“The will to win means nothing without the will to prepare”Boston Marathon champion Juma Ikangaa
2023 is undoubtedly a challenging year to forecast from an economic perspective as the tempest of inflation, stock market volatility, foreign exchange challenges, hiring freezes, supply chain delays, and geopolitical conflicts are creating pressure for companies of all sizes and industries. As companies seek to make sense of a complex world and forecast performance, it is important to take full advantage of planning and forecasting capabilities to provide guidance. Of course, it is important to provide visibility and report to business stakeholders. But beyond the basics, what should you be thinking about as we prepare for a bumpy ride? Here are five key recommendations Amalgam Insights is providing for the business community.
- Build a planning process that can be changed on a monthly basis. Even if your organization does not need to plan on a continuous basis, there will be at least one or two unexpected planning events that happen this year that will require widespread reconsiderations of the “annual plan.” The “annual planning cycle” concept is dead at companies after the past three years of working through COVID, supply chain issues, and workforce shortages. This means that planning often has to be updated with new and unexpected data to support a wide variety of scenarios. Locking the plan to a specific structure, schedule, or level of data consolidation is increasingly challenging for companies seeking better guidance throughout the year. If you are not building out a variety of scenarios and tweaking changes throughout the year based on business issues and changes, your business is working at a disadvantage to more nimble and agile organizations.
2. Identify planning anomalies quickly. As businesses review their plans, they will find that they are off-plan more quickly than they have historically been. One example of this is in cloud computing, a spend area that is expected to grow 18-22% in 2023, far above general IT spend or the expected rate of inflation in 2023. Other commodities such as complex manufactured goods and food stocks may fall into this category as well based on production delays, logistical shortages, & new novel diseases interrupt supply chains. The ability to quickly identify spend anomalies that exceed budgetary expectations allows companies to affect spend, procurement, and technologies strategies that may further optimize these environments. By identifying these anomalies quickly, finance can work with procurement both to figure out opportunities to reduce spend and to find alternative providers that can either reduce cost or ensure business continuity to meet consumer demand.
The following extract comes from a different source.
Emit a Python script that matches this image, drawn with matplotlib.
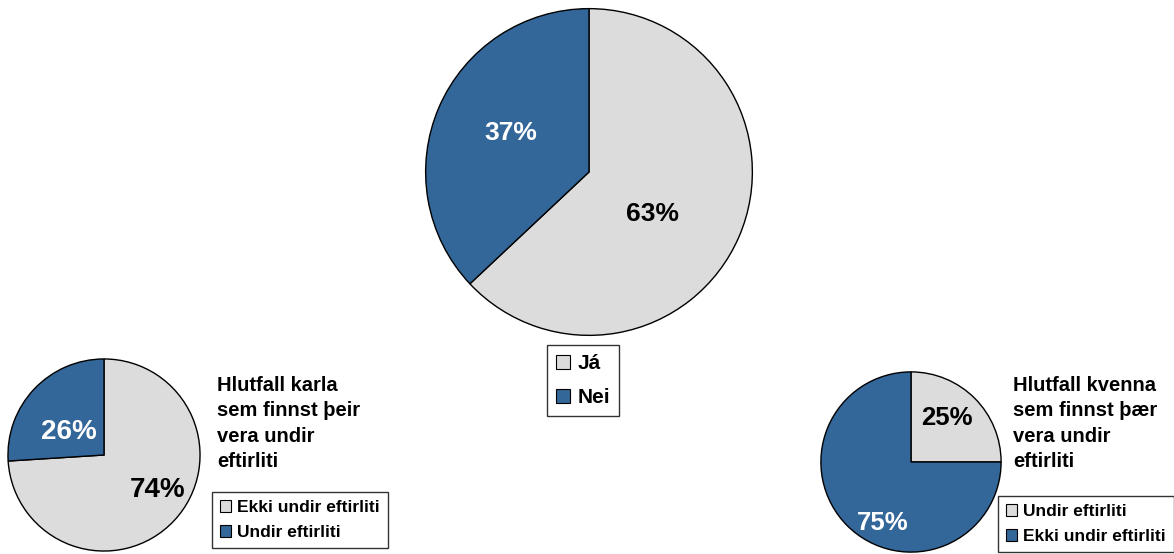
import matplotlib
matplotlib.use("Agg")
import matplotlib.pyplot as plt
from matplotlib.patches import Patch

plt.rcParams["font.family"] = ["Liberation Sans", "DejaVu Sans"]
plt.rcParams["font.weight"] = "bold"

# data
main_labels = ["Já", "Nei"]
main_values = [63, 37]

men_labels = ["Ekki undir eftirliti", "Undir eftirliti"]
men_values = [74, 26]
men_title = "Hlutfall karla\nsem finnst þeir\nvera undir\neftirliti"

women_labels = ["Undir eftirliti", "Ekki undir eftirliti"]
women_values = [25, 75]
women_title = "Hlutfall kvenna\nsem finnst þær\nvera undir\neftirliti"

GRAY = "#DCDCDC"
BLUE = "#336699"

W, H = 1174, 554
fig = plt.figure(figsize=(W / 100, H / 100), dpi=100)


def pie_axes(cx, cy, r):
    # center/radius in pixels, y from top
    return fig.add_axes([(cx - r) / W, 1 - (cy + r) / H, 2 * r / W, 2 * r / H])


def draw_pie(ax, values, colors, text_colors, fontsize):
    wedges, _, autotexts = ax.pie(
        values, colors=colors, startangle=90, counterclock=False,
        autopct="%d%%", pctdistance=0.5,
        wedgeprops=dict(edgecolor="black", linewidth=1),
        textprops=dict(fontsize=fontsize, fontweight="bold"),
    )
    for t, c in zip(autotexts, text_colors):
        t.set_color(c)
    ax.set_xlim(-1.01, 1.01)
    ax.set_ylim(-1.01, 1.01)
    ax.set_aspect("equal")
    return wedges, autotexts


def add_legend(labels, colors, x, y, fontsize, spacing):
    handles = [Patch(facecolor=c, edgecolor="black", linewidth=0.8) for c in colors]
    leg = fig.legend(handles, labels, loc="upper left", bbox_to_anchor=(x / W, 1 - y / H),
                     frameon=True, fancybox=False, fontsize=fontsize,
                     handlelength=0.65, handleheight=0.65, handletextpad=0.35,
                     borderpad=0.45, labelspacing=spacing, borderaxespad=0)
    leg.get_frame().set_edgecolor("black")
    leg.get_frame().set_linewidth(1)
    for t in leg.get_texts():
        t.set_fontweight("bold")
    return leg


# main pie
ax = pie_axes(589, 172, 165)
w, at = draw_pie(ax, main_values, [GRAY, BLUE], ["black", "white"], 19)
at[0].set_position((0.39, -0.26))
at[1].set_position((-0.48, 0.24))
add_legend(main_labels, [GRAY, BLUE], 547, 345, 15, 0.7)

# men
ax = pie_axes(104, 455, 97)
w, at = draw_pie(ax, men_values, [GRAY, BLUE], ["black", "white"], 20)
at[0].set_position((0.56, -0.36))
at[1].set_position((-0.37, 0.24))
fig.text(217 / W, 1 - 376 / H, men_title, fontsize=14.5, fontweight="bold",
         va="top", ha="left", linespacing=1.42)
add_legend(men_labels, [GRAY, BLUE], 212, 492, 12.5, 0.6)

# women
ax = pie_axes(911, 462, 91)
w, at = draw_pie(ax, women_values, [GRAY, BLUE], ["black", "white"], 18.5)
at[0].set_position((0.40, 0.49))
at[1].set_position((-0.31, -0.68))
fig.text(1013 / W, 1 - 376 / H, women_title, fontsize=14.5, fontweight="bold",
         va="top", ha="left", linespacing=1.42)
add_legend(women_labels, [GRAY, BLUE], 998, 496, 12.5, 0.6)

fig.savefig("out.png", dpi=100, facecolor="white")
3. Interest rates and the cost of money may incentivize longer sourcing contracts to lock in costs. This lesson comes from the sports world, where baseball players are getting long contracts this year. Why? Because the cost of money is increasing and baseball teams can’t play games without players, leading teams to seek the opportunity to lock in costs. Of course, to do this, companies must budget for the potential upfront costs associated with taking on new contracts. This is a story of Haves and Have-nots where the haves now possess an opportunity to lock in costs for the next few years and take advantage of the value of money over the next couple of years while the Have Nots struggling to visualize their spend may be locked in short-term contracts that will cost more over time. However, this ability to make decisions based on the current cost of money is dependent on the ability to forecast the potential ramifications of locking in cost, especially when those costs represent the variable cost of goods to meet the demand for consumer purchases and services.
4. Cross-departmental business planning requires a data strategy that allows organizations to bring in multiple data sources. Finance must start learning about the value of a data pipeline and potentially a data lake for bringing data into a planning environment, processing and formatting the data properly, and maintaining a consistent store of data that includes all relevant information for modern business planning use cases. In the past, it may have been enough for finance to know that there was a database to support financial and payment information and then an OLAP cube to provide high-performance analytics for business planning. But in today’s planning world where finance is increasingly asked to be a strategic hub based on its view of the entire business, planning data now potentially includes everything from weather trends to government-provided data to online sentiment and even social media. These new data sources and formats require finance to both store and interact with data in ways that exceed the challenges of simply having massive row-based tables of business data.
5. Look for arbitrage opportunities across currencies, geographies, and even internal departments. The valuation of mission-critical skills and resources can be valued very differently across different areas. 2023 is an environment where corporate equity and stock values are lower, the US dollar is strong against the majority of global currencies, and skills and commodities can be hard to find. These are both challenges and opportunities, as they allow FP&A professionals to dig into forecasted costs and see if there are opportunities to go abroad or to look internally for skills, goods, and resources that may be less expensive than the typical markets businesses participate in. Finance can work with sourcing, human resources, information technology, and other departments to proactively identify specific areas where the business may have an opportunity to improve.
As we plan for 2023, it is time to prepare sagaciously so that we are ready to execute when challenges and opportunities emerge. By planning now for a wide variety of potential situations, businesses can make better decisions in critical moments that can define careers and the future of the entire organization.